Spectrally Reconfigurable Multi-Wavelength Raman Fiber Laser with 15.29 THz Tuning Range

Multi-wavelength Raman fiber lasers provide a flexible and controllable option for applications such as generation of terahertz radiation, deep-tissue bioimaging and so on. However, conventional multi-wavelength Raman fiber lasers employing silica fiber as the gain medium are constrained by the narrow Raman gain spectrum, which limits their tunability. Here, we present a broadly tunable multi-wavelength Raman fiber laser utilizing a phosphosilicate fiber as the gain medium for the first time. By integrating an acousto-optic tunable filter, the system achieves efficient multi-wavelength lasing with flexible wavelength selection and wavelength-dependent loss control. This capability enables precise and dynamic spectral reconfiguration, including single-wavelength tunable emission at the 1.1 μm band over a broad frequency shift range of 15.29 THz (2.82-18.14 THz), dual-wavelength separation tunable emission with gap-free tuning and adjustable spectral shaping, and simultaneous output of up to five wavelengths.

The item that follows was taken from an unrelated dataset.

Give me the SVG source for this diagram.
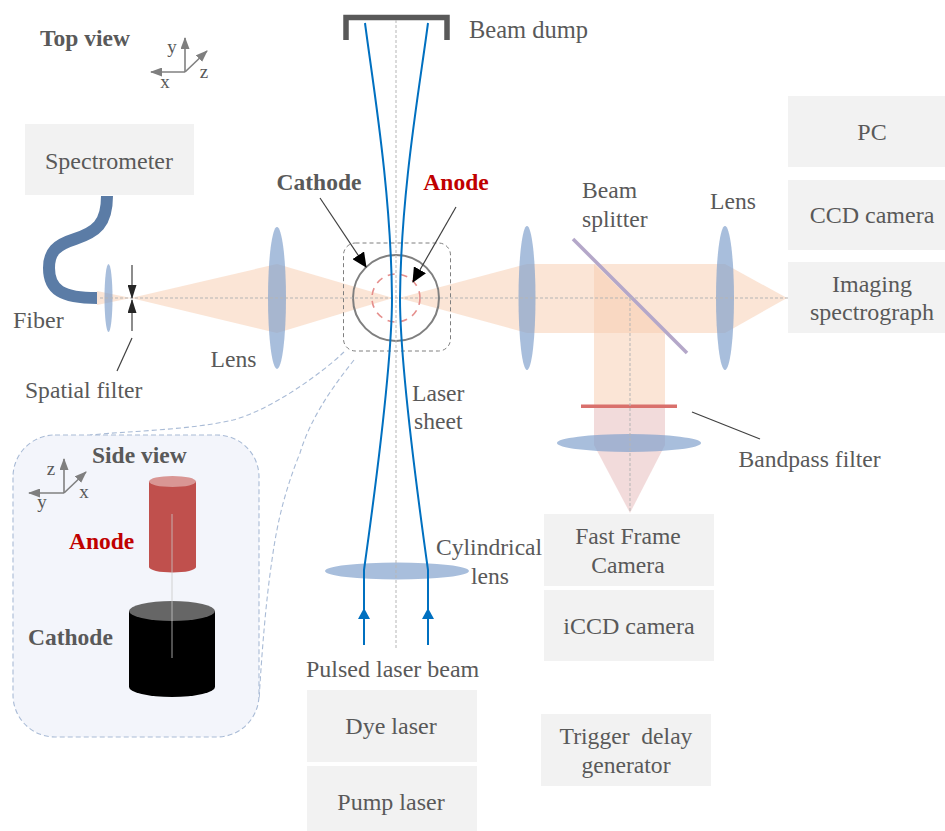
<svg xmlns="http://www.w3.org/2000/svg" width="945" height="831" viewBox="0 0 945 831">
<style>
text{font-family:"Liberation Serif","Times New Roman",serif;font-size:24px;fill:#595959}
.b{font-weight:bold;font-size:23.5px}.r{fill:#c00000}.m{text-anchor:middle}
.n{font-size:23.6px}
.ax{font-size:19px;fill:#595959}
.box{fill:#f2f2f2}
.beam{fill:#f8cbad;fill-opacity:.5}
.pink{fill:#e6b8b7;fill-opacity:.5}
.lens{fill:#7f9fcb;fill-opacity:.68}
.axis{fill:none;stroke:#b5b5b5;stroke-width:1;stroke-dasharray:3 2}
.laser{fill:none;stroke:#0070c0;stroke-width:2}
.lead{fill:none;stroke:#404040;stroke-width:1.200}
.ar{fill:none;stroke:#808080;stroke-width:1.600}
.link{fill:none;stroke:#a9bbd6;stroke-width:1.100;stroke-dasharray:5 3}
</style>
<defs>
<marker id="tip" markerUnits="userSpaceOnUse" markerWidth="15" markerHeight="14" refX="14" refY="7" orient="auto"><path d="M0,0L15,7L0,14Z" fill="#000"/></marker>
<marker id="tipS" markerUnits="userSpaceOnUse" markerWidth="14" markerHeight="9" refX="13" refY="4.500" orient="auto"><path d="M0,0L14,4.500L0,9Z" fill="#262626"/></marker>
<marker id="ga" markerUnits="userSpaceOnUse" markerWidth="12" markerHeight="9" refX="11" refY="4.500" orient="auto"><path d="M0,0L12,4.500L0,9Z" fill="#7f7f7f"/></marker>
</defs>

<g id="beams">
<polygon class="beam" points="97,291 131,298 97,305"/>
<polygon class="beam" points="131,298 277,264 277,333"/>
<polygon class="beam" points="277,264 393,298 277,333"/>
<polygon class="beam" points="399,298 527,264 527,333"/>
<rect class="beam" x="527" y="264" width="198" height="69"/>
<polygon class="beam" points="725,264 787,298 725,333"/>
<polygon class="beam" points="594,264 665,333 665,405 594,405"/>
<polygon class="pink" points="594,408 665,408 665,445 630,513 594,445"/>
</g>

<g id="side-view-links">
<path class="link" d="M344,352C320,375 270,410 233,420C190,430 130,431 90,435"/>
<path class="link" d="M354,360C330,390 310,420 300,453C285,490 277,523 272,560C266,600 262,650 259,700"/>
</g>

<g id="spectrometer"><rect class="box" x="25" y="124" width="169" height="71"/><text class="m" x="109" y="168.500">Spectrometer</text></g>
<g id="pc"><rect class="box" x="788" y="96" width="157" height="71"/><text class="m" x="872" y="140">PC</text></g>
<g id="ccd-camera"><rect class="box" x="788" y="180" width="157" height="70"/><text class="m" x="872" y="223">CCD camera</text></g>
<g id="imaging-spectrograph"><rect class="box" x="788" y="262" width="157" height="71"/><text class="m" x="872" y="291.500">Imaging</text><text class="m" x="872" y="319.500">spectrograph</text></g>
<g id="fast-frame-camera"><rect class="box" x="544" y="514" width="170" height="72"/><text class="m n" x="628" y="544">Fast Frame</text><text class="m n" x="628" y="572.500">Camera</text></g>
<g id="iccd-camera"><rect class="box" x="544" y="590" width="170" height="71"/><text class="m" x="629" y="634">iCCD camera</text></g>
<g id="trigger-delay-generator"><rect class="box" x="541" y="714" width="170" height="72"/><text class="m n" x="626" y="744" xml:space="preserve">Trigger  delay</text><text class="m n" x="626" y="772.500">generator</text></g>
<g id="dye-laser"><rect class="box" x="307" y="690" width="170" height="72"/><text class="m" x="391" y="734">Dye laser</text></g>
<g id="pump-laser"><rect class="box" x="307" y="766" width="170" height="65"/><text class="m" x="391" y="809.500">Pump laser</text></g>

<g id="beam-dump"><path d="M346,40V17.500H447V40" fill="none" stroke="#595959" stroke-width="5.500"/><text x="469" y="37.500" style="font-size:24.500px">Beam dump</text></g>

<g id="fiber"><path d="M107,196C107,224 96,232 75,239C56,245 49,252 49,268C49,290 62,298 97,298" fill="none" stroke="#5b7ca6" stroke-width="12"/><text x="13" y="327.500">Fiber</text></g>

<g id="optics">
<ellipse class="lens" cx="108.500" cy="298" rx="4" ry="34"/>
<ellipse class="lens" cx="277" cy="298" rx="9" ry="71"/>
<ellipse class="lens" cx="527" cy="298" rx="8.500" ry="72"/>
<ellipse class="lens" cx="725" cy="298" rx="9" ry="72"/>
<ellipse class="lens" cx="629" cy="443" rx="72" ry="9"/>
<ellipse class="lens" cx="397" cy="571" rx="72" ry="8.500"/>
<line x1="573" y1="239" x2="687" y2="353" stroke="#b4a7c9" stroke-width="3.500"/>
<rect x="581" y="404.500" width="96" height="3.500" fill="#d9706c"/>
</g>

<g id="electrodes">
<rect x="343.500" y="243" width="107" height="108" rx="12" fill="none" stroke="#7f7f7f" stroke-width="1" stroke-dasharray="4 3"/>
<circle cx="396" cy="298" r="43" fill="none" stroke="#7f7f7f" stroke-width="2"/>
<circle cx="396" cy="298" r="24" fill="none" stroke="#e58e8c" stroke-width="1.600" stroke-dasharray="7 6"/>
</g>

<g id="connectors">
<path class="axis" d="M396,20V648"/>
<path class="axis" d="M100,298H790"/>
<path class="axis" d="M630,298V513"/>
<path class="laser" d="M365,23C373,85 391,190 392,298C392,360 378,470 364,570V645"/>
<path class="laser" d="M428,23C420,85 401,190 400,298C400,360 414,470 428,570V645"/>
<polygon points="364,608 358,619 370,619" fill="#0070c0"/>
<polygon points="428,608 422,619 434,619" fill="#0070c0"/>
<line class="lead" x1="320" y1="198" x2="366" y2="267" marker-end="url(#tip)"/>
<line class="lead" x1="456" y1="207" x2="413" y2="282" marker-end="url(#tip)"/>
<line class="lead" x1="132" y1="265" x2="132" y2="298" stroke-width="1.500" marker-end="url(#tipS)"/>
<line class="lead" x1="132" y1="331" x2="132" y2="300" stroke-width="1.500" marker-end="url(#tipS)"/>
<line class="lead" x1="132" y1="338" x2="117" y2="371"/>
<line class="lead" x1="692" y1="412" x2="760" y2="439"/>
</g>

<g id="top-view">
<text class="b" x="40" y="46">Top view</text>
<path class="ar" d="M185,72V38" marker-end="url(#ga)"/><path class="ar" d="M185,72H151" marker-end="url(#ga)"/><path class="ar" d="M185,72L207,51" marker-end="url(#ga)"/>
<text class="ax m" x="172" y="53">y</text><text class="ax m" x="204" y="78">z</text><text class="ax m" x="165" y="88">x</text>
</g>

<g id="labels">
<text class="b m" x="319" y="190">Cathode</text>
<text class="b r m" x="456" y="190">Anode</text>
<text class="n" x="582" y="197.500">Beam</text>
<text class="n" x="582" y="226.500">splitter</text>
<text class="n" x="710" y="208.500">Lens</text>
<text class="n" x="210.500" y="366.500">Lens</text>
<text class="n" x="25" y="397.500">Spatial filter</text>
<text class="n" x="412" y="400.500">Laser</text>
<text class="n" x="414" y="428.500">sheet</text>
<text class="n" x="738.500" y="466.500">Bandpass filter</text>
<text class="n" x="436" y="554.500">Cylindrical</text>
<text class="n" x="471" y="583.500">lens</text>
<text x="306" y="676.500">Pulsed laser beam</text>
</g>

<g id="side-view">
<rect x="13" y="435" width="246" height="302" rx="42" fill="#f3f5fb" stroke="#a9bbd6" stroke-width="1.100" stroke-dasharray="5 3"/>
<text class="b" x="92" y="463">Side view</text>
<path class="ar" d="M64,493V459" marker-end="url(#ga)"/><path class="ar" d="M64,493H29" marker-end="url(#ga)"/><path class="ar" d="M64,493L86,472" marker-end="url(#ga)"/>
<text class="ax m" x="51" y="475">z</text><text class="ax m" x="84" y="498">x</text><text class="ax m" x="42" y="508">y</text>
<g id="anode-cylinder">
<path d="M149,481.500V567A23.500,5.500 0 0 0 196,567V481.500Z" fill="#c0504d"/>
<ellipse cx="172.500" cy="481.500" rx="23.500" ry="5.500" fill="#d99694"/>
</g>
<g id="cathode-cylinder">
<path d="M129,611V687A43,10 0 0 0 215,687V611Z" fill="#000"/>
<ellipse cx="172" cy="611" rx="43" ry="10" fill="#666"/>
</g>
<line x1="172" y1="514" x2="172" y2="658" stroke="#c8c8c8" stroke-width=".8"/>
<text class="b r" x="69" y="549">Anode</text>
<text class="b" x="28" y="645">Cathode</text>
</g>
</svg>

To validate the superior gain bandwidth of phosphosilicate fiber compared to silica fiber, we replaced the phosphosilicate fiber with silica fiber and observed a significantly reduced frequency shift range of 7.23 THz (7.89-15.12 THz), less than half that of phosphosilicate fiber. We believe the developed multi-wavelength Raman fiber laser with reconfigurable spectrum can provide a compact, flexible, and easily-tunable platform for potential applications in nonlinear frequency conversion, temporal ghost imaging across various spectral bands.